Said the man with the hammer hammering the anvil
"I've been walking on the road of rocks
I keep on hammering, keep on hammering
Keep on hammering, hammering the anvil
Hammer Song, Sensational Alex Harvey
Mitchell Starc will play his 100th Test match this week, at Sabina Park, Kingston, home ground for bowling greats Courtney Walsh and Michael Holding, both of whom have an end named after them.
The Australian great has, despite opening the bowling for his country for much of the last decade, somewhat slipped under the radar on his way here to the place where he must surely be mentioned among the game’s greats. Very few have managed to be so consistently excellent across all three formats or have managed such a career in Test match cricket.

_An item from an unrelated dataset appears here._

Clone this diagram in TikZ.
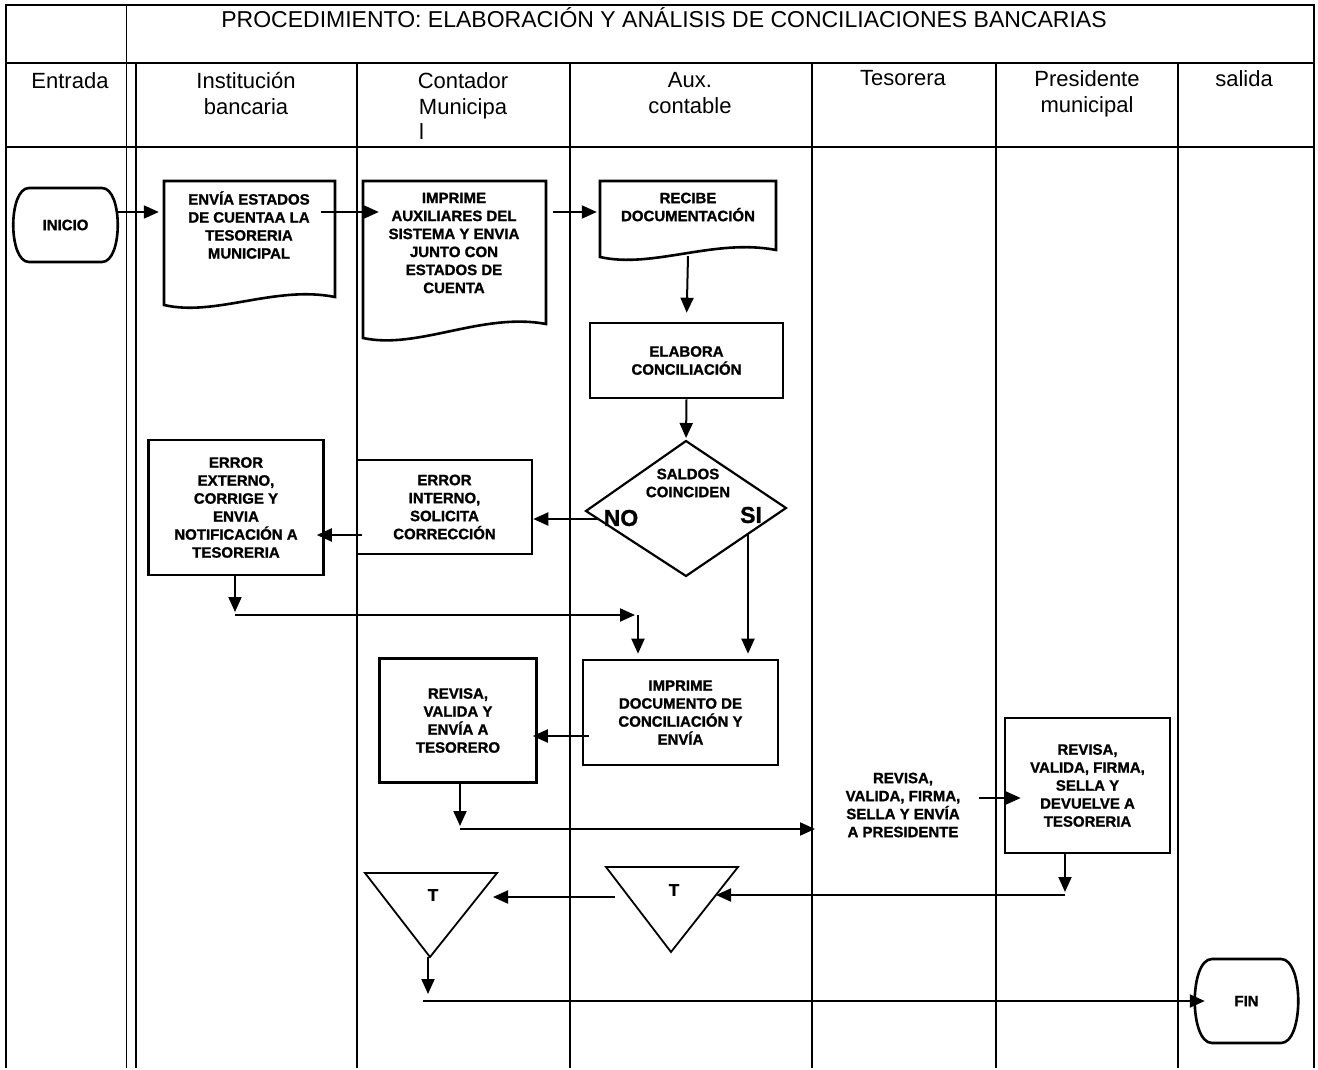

He’s crept up on us a bit. Perhaps it’s by design.
Shy to a fault, he’s happy to be playing the match as far from the spotlight as possible, but even with just a handful of reporters on hand to mark the moment, he’s keen to deflect the attention away. He says it’s “poetic” that he should bring up the milestone playing in a pink ball match. That’s one way of putting it. Few have been more critical of the pink variety, although his early mentor and namesake, Mitchell Johnson, did famously make the decision to throw in the towel on a flat track in Perth because worse was to follow: the day-night match in Adelaide.
Starc and Johnson share an old-school irascibility. Bowling is hard work; they’d rather just get on with it and not be bothered. It’s something you do, not something you talk about. They’re not for complaining about their lot.